◆ Task requirements: From the first line of the data below through the line bearing "yticks = [-4, 0, 4, 8, 12]", reproduce each line exactly; do not include pictures.

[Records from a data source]
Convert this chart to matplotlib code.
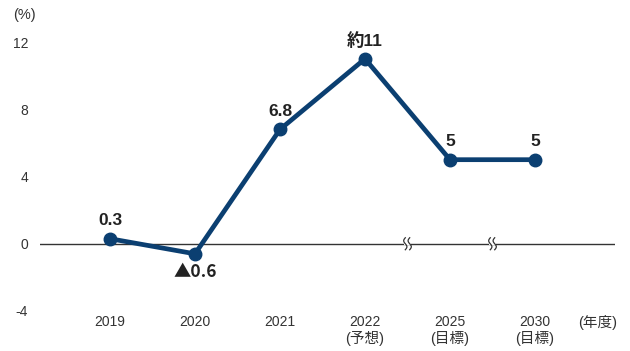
import numpy as np
import matplotlib
matplotlib.use("Agg")
import matplotlib.pyplot as plt
from matplotlib import font_manager

# Data
years = ["2019", "2020", "2021", "2022", "2025", "2030"]
notes = ["", "", "", "(予想)", "(目標)", "(目標)"]
values = [0.3, -0.6, 6.8, 11, 5, 5]
value_labels = ["0.3", "▲0.6", "6.8", "約11", "5", "5"]
yticks = [-4, 0, 4, 8, 12]

installed = {f.name for f in font_manager.fontManager.ttflist}
base = "Liberation Sans Narrow" if "Liberation Sans Narrow" in installed else "Liberation Sans"
fam = [base, "Noto Sans CJK JP", "DejaVu Sans"]
plt.rcParams["font.family"] = fam

NAVY = "#0b3f71"
TXT = "#333333"

fig = plt.figure(figsize=(6.3, 3.51), dpi=100)
W, H = 630, 351
ax = fig.add_axes([40 / W, 1 - 311 / H, (615 - 40) / W, (311 - 42) / H])

x = np.arange(len(years))
# x index 0 sits at 110 px, spacing 85 px
ax.set_xlim((40 - 110) / 85, (615 - 110) / 85)
ax.set_ylim(-4, 12)

for s in ax.spines.values():
    s.set_visible(False)
ax.set_xticks([])
ax.set_yticks(yticks)
ax.set_yticklabels([str(t) for t in yticks])
ax.tick_params(axis="y", length=0, pad=8.5, labelsize=10, labelcolor=TXT)

# zero line
ax.axhline(0, color="#333333", lw=1.0, zorder=1)

# break marks on the zero line between non-consecutive years
inv = ax.transData.inverted()
for mid in (3.5, 4.5):
    cx, cy = ax.transData.transform((mid, 0))
    gap = inv.transform([[cx - 3.5, cy - 1.5], [cx + 3.5, cy + 1.5]])
    ax.add_patch(plt.Rectangle(gap[0], gap[1][0] - gap[0][0], gap[1][1] - gap[0][1],
                               facecolor="white", edgecolor="none", zorder=2))
    for dx in (-2.2, 2.2):
        t = np.linspace(-1, 1, 40)
        px = cx + dx + 1.6 * np.sin(np.pi * t)
        py = cy - 6.0 * t
        d = inv.transform(np.column_stack([px, py]))
        ax.plot(d[:, 0], d[:, 1], color="#333333", lw=0.9, zorder=3, clip_on=False)

# main line
ax.plot(x, values, color=NAVY, lw=3.4, marker="o", ms=9, mfc=NAVY, mec=NAVY,
        zorder=4, clip_on=False, solid_capstyle="round")

# value labels
cjk_first = ["Noto Sans CJK JP", base, "DejaVu Sans"]
for i, (v, lab) in enumerate(zip(values, value_labels)):
    dy = -13 if v < 0 else 13
    ax.annotate(lab, (x[i], v), xytext=(0, dy), textcoords="offset points",
                ha="center", va="center", fontsize=12.5, fontweight="bold",
                color="#222222", family=cjk_first if v < 0 else fam)

# category labels
for i, (yr, nt) in enumerate(zip(years, notes)):
    fig_x = ax.transData.transform((x[i], 0))[0] / W
    fig.text(fig_x, 1 - 322 / H, yr, ha="center", va="center", fontsize=10, color=TXT)
    if nt:
        fig.text(fig_x, 1 - 338 / H, nt, ha="center", va="center", fontsize=10.5,
                 color=TXT, family=fam)

fig.text(598 / W, 1 - 322 / H, "(年度)", ha="center", va="center", fontsize=10.5,
         color=TXT, family=fam)
fig.text(24 / W, 1 - 15 / H, "(%)", ha="center", va="center", fontsize=10.5, color=TXT)

fig.savefig("out.png", dpi=100)
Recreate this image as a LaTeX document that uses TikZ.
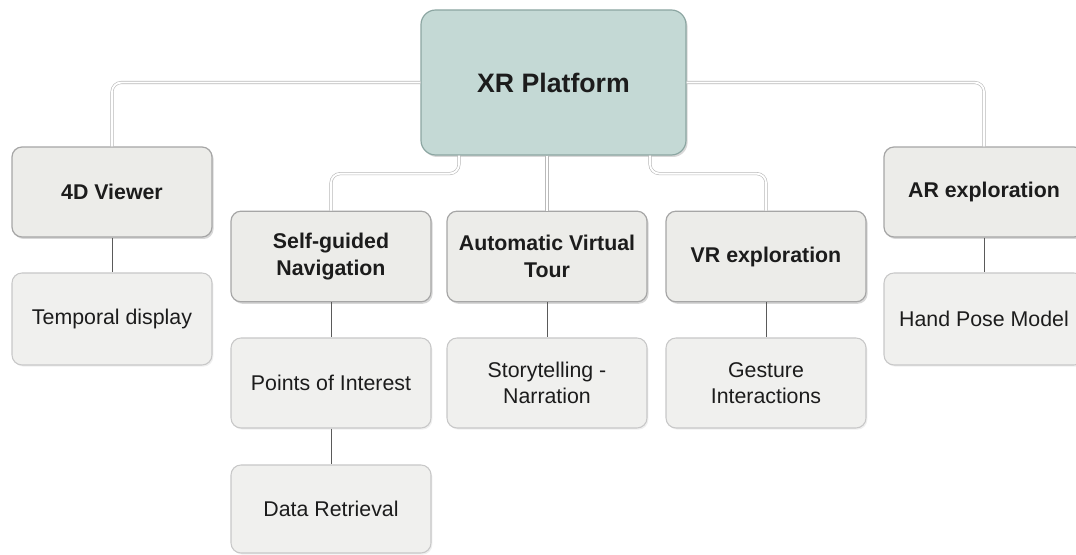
\documentclass[tikz,border=0pt]{standalone}
\usepackage{fontspec}
\setmainfont{Liberation Sans}
\usetikzlibrary{shadows,calc}
\definecolor{xrfill}{RGB}{196,217,213}
\definecolor{xrdraw}{RGB}{140,166,162}
\definecolor{hfill}{RGB}{236,236,233}
\definecolor{hdraw}{RGB}{166,166,166}
\definecolor{cfill}{RGB}{240,240,238}
\definecolor{cdraw}{RGB}{200,200,200}
\definecolor{txt}{RGB}{28,28,28}
\definecolor{conng}{RGB}{185,185,185}
\definecolor{subg}{RGB}{90,90,90}
\begin{document}
\begin{tikzpicture}[x=0.75pt,y=-0.75pt,
  box/.style={rectangle, rounded corners=7.5pt, minimum width=150pt, align=center,
    text=txt, inner sep=2pt, font=\fontsize{16}{20}\selectfont},
  headbox/.style={box, fill=hfill, draw=hdraw, line width=0.9pt, font=\fontsize{16}{20}\selectfont\bfseries,
    drop shadow={shadow xshift=1.2pt, shadow yshift=-1.5pt, opacity=0.25, fill=black!60}},
  childbox/.style={box, fill=cfill, draw=cdraw, line width=0.8pt,
    drop shadow={shadow xshift=1pt, shadow yshift=-1.2pt, opacity=0.12, fill=black!50}},
  rootbox/.style={rectangle, rounded corners=11pt, fill=xrfill, draw=xrdraw, line width=0.9pt,
    minimum width=198.75pt, minimum height=108.75pt, text=txt,
    font=\fontsize{20}{24}\selectfont\bfseries,
    drop shadow={shadow xshift=1.2pt, shadow yshift=-1.5pt, opacity=0.25, fill=black!60}},
  conn/.style={draw=conng, line width=0.45pt, double=white, double distance=1.4pt, rounded corners=7pt},
  sub/.style={draw=subg, line width=0.6pt}
]
\useasboundingbox[fill=white] (0,0) rectangle (1076,555);

\node[rootbox] (xr) at (553.5,82.5) {XR Platform};

\node[headbox, minimum height=67.5pt] (v4d) at (112,192) {4D Viewer};
\node[headbox, minimum height=67.5pt] (ar) at (984,192) {AR exploration};
\node[headbox, minimum height=68pt] (self) at (331,256.5) {Self-guided\\Navigation};
\node[headbox, minimum height=68pt] (auto) at (547,256.5) {Automatic Virtual\\Tour};
\node[headbox, minimum height=68pt] (vr) at (766,256.5) {VR exploration};

\node[childbox, minimum height=69pt] (temp) at (112,319) {Temporal display};
\node[childbox, minimum height=69pt] (hand) at (984,319) {Hand Pose Model};
\node[childbox, minimum height=67.5pt] (poi) at (331,383) {Points of Interest};
\node[childbox, minimum height=67.5pt] (story) at (547,383) {Storytelling -\\Narration};
\node[childbox, minimum height=67.5pt] (gest) at (766,383) {Gesture\\Interactions};
\node[childbox, minimum height=66pt] (data) at (331,509) {Data Retrieval};

\draw[conn] (xr) -| (v4d);
\draw[conn] (xr) -| (ar);
\draw[conn] ($(xr.south)+(-94.5,0)$) -- ++(0,18) -| (self.north);
\draw[conn] (xr.south -| auto.north) -- (auto.north);
\draw[conn] ($(xr.south)+(96.5,0)$) -- ++(0,18) -| (vr.north);

\draw[sub] (v4d) -- (temp);
\draw[sub] (ar) -- (hand);
\draw[sub] (self) -- (poi);
\draw[sub] (poi) -- (data);
\draw[sub] (auto) -- (story);
\draw[sub] (vr) -- (gest);
\end{tikzpicture}
\end{document}
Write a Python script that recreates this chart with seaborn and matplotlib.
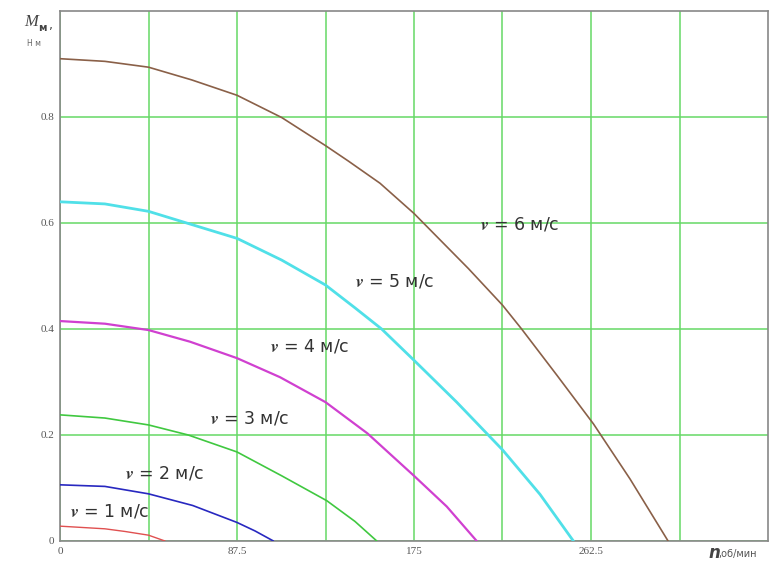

◆ Finished answer:
Convert this chart to matplotlib code.
import numpy as np
import matplotlib
matplotlib.use("Agg")
import matplotlib.pyplot as plt
from matplotlib import font_manager

# Data
years = ["2019", "2020", "2021", "2022", "2025", "2030"]
notes = ["", "", "", "(予想)", "(目標)", "(目標)"]
values = [0.3, -0.6, 6.8, 11, 5, 5]
value_labels = ["0.3", "▲0.6", "6.8", "約11", "5", "5"]
yticks = [-4, 0, 4, 8, 12]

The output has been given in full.